Maria de Nisau née Vetulani (27 November 1898 – 2 September 1944) was a Polish woman soldier, combatant for Poland's independence, and participant in the Polish-Ukrainian War and World War II. She was killed by the Germans during a massacre of the Warsaw Uprising hospitals, where she was being treated for injury she sustained as a member of the Polish resistance (Armia Krajowa).

== Biography ==
She was the daughter of an engineer, Franciszek Vetulani (1856−1921), and Katarzyna Ipohorska-Lenkiewicz (1868−1915). She had a brother, Stanisław, and two sisters, Zofia and Cecylia. Her family lived in numerous cities, first in Tarnów, later in Kraków, Lwów, Zakopane, and back in Tarnów. After graduating from Orzeszkowa Gimnazjum in Tarnów, where Maria was a scouts member, in 1918 she began medical studies at Jagiellonian University. She was a member of the Polish Military Organisation. In 1918–1919 she fought in the defense of Lwów, wearing as a camouflage a man's uniform as woman were not allowed to take part in regular fights. She claimed to be a Jagiellonian University student, Marian Ipohorski.

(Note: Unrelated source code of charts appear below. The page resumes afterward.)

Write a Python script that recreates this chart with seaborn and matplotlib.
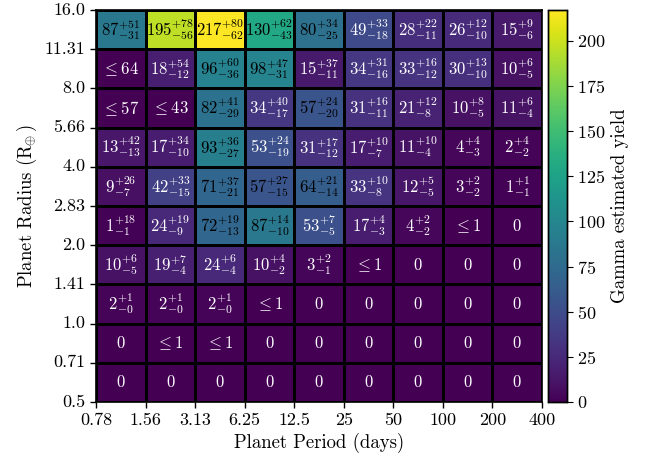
import numpy as np
import pandas as pd
import matplotlib
matplotlib.use("Agg")
import matplotlib.pyplot as plt
import seaborn as sns

plt.rcParams.update({
    "font.family": "serif",
    "font.serif": ["cmr10"],
    "mathtext.fontset": "cm",
    "axes.formatter.use_mathtext": True,
    "font.size": 12,
})

# Bin edges
period_edges = ["0.78", "1.56", "3.13", "6.25", "12.5", "25", "50", "100", "200", "400"]
radius_edges = ["16.0", "11.31", "8.0", "5.66", "4.0", "2.83", "2.0", "1.41", "1.0", "0.71", "0.5"]

# Median yield per cell (rows from largest radius down); None marks an upper limit
median = [
    [87, 195, 217, 130, 80, 49, 28, 26, 15],
    [None, 18, 96, 98, 15, 34, 33, 30, 10],
    [None, None, 82, 34, 57, 31, 21, 10, 11],
    [13, 17, 93, 53, 31, 17, 11, 4, 2],
    [9, 42, 71, 57, 64, 33, 12, 3, 1],
    [1, 24, 72, 87, 53, 17, 4, None, 0],
    [10, 19, 24, 10, 3, None, 0, 0, 0],
    [2, 2, 2, None, 0, 0, 0, 0, 0],
    [0, None, None, 0, 0, 0, 0, 0, 0],
    [0, 0, 0, 0, 0, 0, 0, 0, 0],
]
err_plus = [
    [51, 78, 80, 62, 34, 33, 22, 12, 9],
    [0, 54, 60, 47, 37, 31, 16, 13, 6],
    [0, 0, 41, 40, 24, 16, 12, 8, 6],
    [42, 34, 36, 24, 17, 10, 10, 4, 4],
    [26, 33, 37, 27, 21, 10, 5, 2, 1],
    [18, 19, 19, 14, 7, 4, 2, 0, 0],
    [6, 7, 6, 4, 2, 0, 0, 0, 0],
    [1, 1, 1, 0, 0, 0, 0, 0, 0],
    [0, 0, 0, 0, 0, 0, 0, 0, 0],
    [0, 0, 0, 0, 0, 0, 0, 0, 0],
]
err_minus = [
    [31, 56, 62, 43, 25, 18, 11, 10, 6],
    [0, 12, 36, 31, 11, 16, 12, 10, 5],
    [0, 0, 29, 17, 20, 11, 8, 5, 4],
    [13, 10, 27, 19, 12, 7, 4, 3, 2],
    [7, 15, 21, 15, 14, 8, 5, 2, 1],
    [1, 9, 13, 10, 5, 3, 2, 0, 0],
    [5, 4, 4, 2, 1, 0, 0, 0, 0],
    [0, 0, 0, 0, 0, 0, 0, 0, 0],
    [0, 0, 0, 0, 0, 0, 0, 0, 0],
    [0, 0, 0, 0, 0, 0, 0, 0, 0],
]
# Upper limits for cells without a detection
upper_limit = [
    [0, 0, 0, 0, 0, 0, 0, 0, 0],
    [64, 0, 0, 0, 0, 0, 0, 0, 0],
    [57, 43, 0, 0, 0, 0, 0, 0, 0],
    [0, 0, 0, 0, 0, 0, 0, 0, 0],
    [0, 0, 0, 0, 0, 0, 0, 0, 0],
    [0, 0, 0, 0, 0, 0, 0, 1, 0],
    [0, 0, 0, 0, 0, 1, 0, 0, 0],
    [0, 0, 0, 1, 0, 0, 0, 0, 0],
    [0, 1, 1, 0, 0, 0, 0, 0, 0],
    [0, 0, 0, 0, 0, 0, 0, 0, 0],
]

nrow, ncol = len(median), len(median[0])
color_vals = np.zeros((nrow, ncol))
labels = np.empty((nrow, ncol), dtype=object)
for i in range(nrow):
    for j in range(ncol):
        m = median[i][j]
        if m is None:
            color_vals[i, j] = 0
            labels[i, j] = r"$\leq %d$" % upper_limit[i][j]
        else:
            color_vals[i, j] = m
            if m == 0:
                labels[i, j] = r"$0$"
            else:
                labels[i, j] = r"$%d^{+%d}_{-%d}$" % (m, err_plus[i][j], err_minus[i][j])

df = pd.DataFrame(color_vals)

fig = plt.figure(figsize=(6.46, 4.63), dpi=100)
W, H = 646, 463
ax = fig.add_axes([96 / W, 1 - 402 / H, (542 - 96) / W, (402 - 10) / H])
cax = fig.add_axes([548 / W, 1 - 402 / H, (567 - 548) / W, (402 - 10) / H])

sns.heatmap(df, ax=ax, cbar_ax=cax, cmap="viridis", vmin=0, vmax=217,
            linewidths=2, linecolor="black", annot=False, square=False,
            cbar_kws={"label": "Gamma estimated yield"})

for i in range(nrow):
    for j in range(ncol):
        col = "black" if color_vals[i, j] > 55 else "white"
        ax.text(j + 0.5, i + 0.5, labels[i, j], ha="center", va="center",
                color=col, fontsize=12)

ax.set_xticks(np.arange(ncol + 1))
ax.set_xticklabels(period_edges, rotation=0)
ax.set_yticks(np.arange(nrow + 1))
ax.set_yticklabels(radius_edges, rotation=0)
ax.tick_params(axis="both", length=4, width=1, labelsize=13, direction="out")
ax.set_xlabel("Planet Period (days)", fontsize=13.5)
ax.set_ylabel(r"Planet Radius ($\mathrm{R}_{\!\!\oplus}$)", fontsize=13.5)
for s in ax.spines.values():
    s.set_visible(True)
    s.set_linewidth(1.2)

cax.set_yticks([0, 25, 50, 75, 100, 125, 150, 175, 200])
cax.tick_params(labelsize=13, length=4)
cax.yaxis.label.set_size(13.5)
for s in cax.spines.values():
    s.set_visible(True)
    s.set_linewidth(1)

fig.savefig("out.png", dpi=100)
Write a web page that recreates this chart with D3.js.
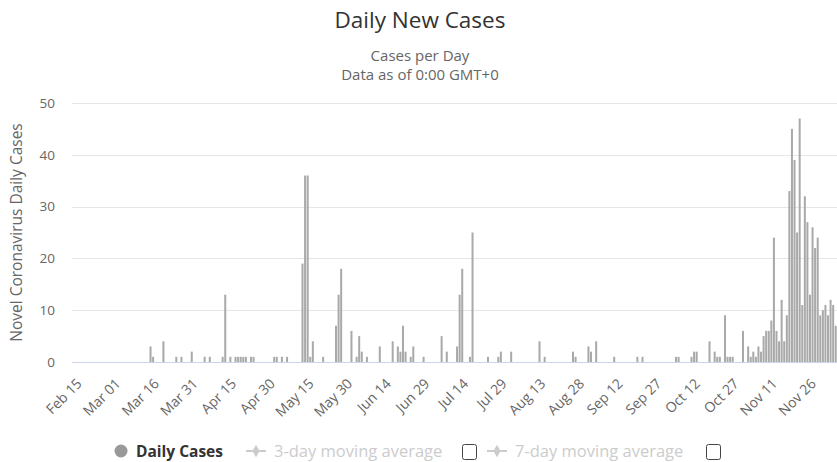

In 1923 she married communist activist Bohdan de Nisau. In 1924 their son Witold was born and Vetulani decided not to continue her studies at the university. In 1925 Maria and her family settled down in Warsaw, but after two years they moved to the Soviet Union. In 1934 Bohdan was arrested by the Soviets so she fled the USSR, believing her husband had been killed (after the war it was said that Bohdan de Nisau was killed in the Soviet prison almost ten years later, in 1943). She returned to Warsaw, where she worked as an office worker.

During the occupation she was liaison soldier of the Armia Krajowa. Her conspiratorial pseudonym was Maryna. In her apartment at Świętokrzyska Street she organised a contact point and a hiding place for Jewish people. In August 1944 she took part in the Warsaw Uprising. During the fights Vetulani was wounded. She was treated in the hospital at Długa Street and was killed on September 2, during the German pacification of the uprising hospitals. Her son Witold also fought in the Uprising; he was wounded and imprisoned by the Nazis, but survived.

Maria Vetulani was twice awarded with the Cross of Valor. A street in Tarnów is named after her.